◆ Provided data:
^^^^
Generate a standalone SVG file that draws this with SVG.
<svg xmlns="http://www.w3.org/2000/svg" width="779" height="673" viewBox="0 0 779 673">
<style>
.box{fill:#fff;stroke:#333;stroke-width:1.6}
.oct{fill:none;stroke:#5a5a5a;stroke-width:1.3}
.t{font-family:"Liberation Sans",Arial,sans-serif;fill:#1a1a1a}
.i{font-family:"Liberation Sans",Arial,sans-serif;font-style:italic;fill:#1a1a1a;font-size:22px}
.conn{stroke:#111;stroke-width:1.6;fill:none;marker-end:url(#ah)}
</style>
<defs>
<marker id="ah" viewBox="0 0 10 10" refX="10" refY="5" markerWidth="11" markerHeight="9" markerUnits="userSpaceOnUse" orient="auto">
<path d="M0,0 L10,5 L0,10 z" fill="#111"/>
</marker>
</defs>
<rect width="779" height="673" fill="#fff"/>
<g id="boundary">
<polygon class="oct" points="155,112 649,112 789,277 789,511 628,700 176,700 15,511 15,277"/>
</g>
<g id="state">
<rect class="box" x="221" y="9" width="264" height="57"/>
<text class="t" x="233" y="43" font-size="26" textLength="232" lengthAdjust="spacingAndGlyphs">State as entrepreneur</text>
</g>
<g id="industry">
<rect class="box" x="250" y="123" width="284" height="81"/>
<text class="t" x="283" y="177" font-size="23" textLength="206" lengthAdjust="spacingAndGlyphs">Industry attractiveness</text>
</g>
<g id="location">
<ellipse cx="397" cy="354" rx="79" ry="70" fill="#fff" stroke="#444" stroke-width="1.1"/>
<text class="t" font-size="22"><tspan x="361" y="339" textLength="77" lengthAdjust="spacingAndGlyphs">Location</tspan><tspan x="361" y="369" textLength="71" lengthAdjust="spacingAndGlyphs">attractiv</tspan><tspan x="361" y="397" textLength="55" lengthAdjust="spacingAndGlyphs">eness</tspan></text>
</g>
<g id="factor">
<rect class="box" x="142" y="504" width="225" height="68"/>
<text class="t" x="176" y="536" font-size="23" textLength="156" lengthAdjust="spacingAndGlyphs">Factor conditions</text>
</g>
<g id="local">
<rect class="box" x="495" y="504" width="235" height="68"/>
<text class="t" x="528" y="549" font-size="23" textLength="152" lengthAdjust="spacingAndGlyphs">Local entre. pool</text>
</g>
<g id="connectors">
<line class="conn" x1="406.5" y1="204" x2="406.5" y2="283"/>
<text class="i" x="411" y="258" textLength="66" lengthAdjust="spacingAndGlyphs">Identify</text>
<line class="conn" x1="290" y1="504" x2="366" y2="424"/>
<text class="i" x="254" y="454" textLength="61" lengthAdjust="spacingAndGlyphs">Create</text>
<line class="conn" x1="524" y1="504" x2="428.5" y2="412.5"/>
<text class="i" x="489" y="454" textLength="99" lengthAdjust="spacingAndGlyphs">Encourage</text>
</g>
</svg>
^^^^
◆ Stated exercise: Retype the whole listing above exactly.

◆ Correct result:
Generate a standalone SVG file that draws this with SVG.
<svg xmlns="http://www.w3.org/2000/svg" width="779" height="673" viewBox="0 0 779 673">
<style>
.box{fill:#fff;stroke:#333;stroke-width:1.6}
.oct{fill:none;stroke:#5a5a5a;stroke-width:1.3}
.t{font-family:"Liberation Sans",Arial,sans-serif;fill:#1a1a1a}
.i{font-family:"Liberation Sans",Arial,sans-serif;font-style:italic;fill:#1a1a1a;font-size:22px}
.conn{stroke:#111;stroke-width:1.6;fill:none;marker-end:url(#ah)}
</style>
<defs>
<marker id="ah" viewBox="0 0 10 10" refX="10" refY="5" markerWidth="11" markerHeight="9" markerUnits="userSpaceOnUse" orient="auto">
<path d="M0,0 L10,5 L0,10 z" fill="#111"/>
</marker>
</defs>
<rect width="779" height="673" fill="#fff"/>
<g id="boundary">
<polygon class="oct" points="155,112 649,112 789,277 789,511 628,700 176,700 15,511 15,277"/>
</g>
<g id="state">
<rect class="box" x="221" y="9" width="264" height="57"/>
<text class="t" x="233" y="43" font-size="26" textLength="232" lengthAdjust="spacingAndGlyphs">State as entrepreneur</text>
</g>
<g id="industry">
<rect class="box" x="250" y="123" width="284" height="81"/>
<text class="t" x="283" y="177" font-size="23" textLength="206" lengthAdjust="spacingAndGlyphs">Industry attractiveness</text>
</g>
<g id="location">
<ellipse cx="397" cy="354" rx="79" ry="70" fill="#fff" stroke="#444" stroke-width="1.1"/>
<text class="t" font-size="22"><tspan x="361" y="339" textLength="77" lengthAdjust="spacingAndGlyphs">Location</tspan><tspan x="361" y="369" textLength="71" lengthAdjust="spacingAndGlyphs">attractiv</tspan><tspan x="361" y="397" textLength="55" lengthAdjust="spacingAndGlyphs">eness</tspan></text>
</g>
<g id="factor">
<rect class="box" x="142" y="504" width="225" height="68"/>
<text class="t" x="176" y="536" font-size="23" textLength="156" lengthAdjust="spacingAndGlyphs">Factor conditions</text>
</g>
<g id="local">
<rect class="box" x="495" y="504" width="235" height="68"/>
<text class="t" x="528" y="549" font-size="23" textLength="152" lengthAdjust="spacingAndGlyphs">Local entre. pool</text>
</g>
<g id="connectors">
<line class="conn" x1="406.5" y1="204" x2="406.5" y2="283"/>
<text class="i" x="411" y="258" textLength="66" lengthAdjust="spacingAndGlyphs">Identify</text>
<line class="conn" x1="290" y1="504" x2="366" y2="424"/>
<text class="i" x="254" y="454" textLength="61" lengthAdjust="spacingAndGlyphs">Create</text>
<line class="conn" x1="524" y1="504" x2="428.5" y2="412.5"/>
<text class="i" x="489" y="454" textLength="99" lengthAdjust="spacingAndGlyphs">Encourage</text>
</g>
</svg>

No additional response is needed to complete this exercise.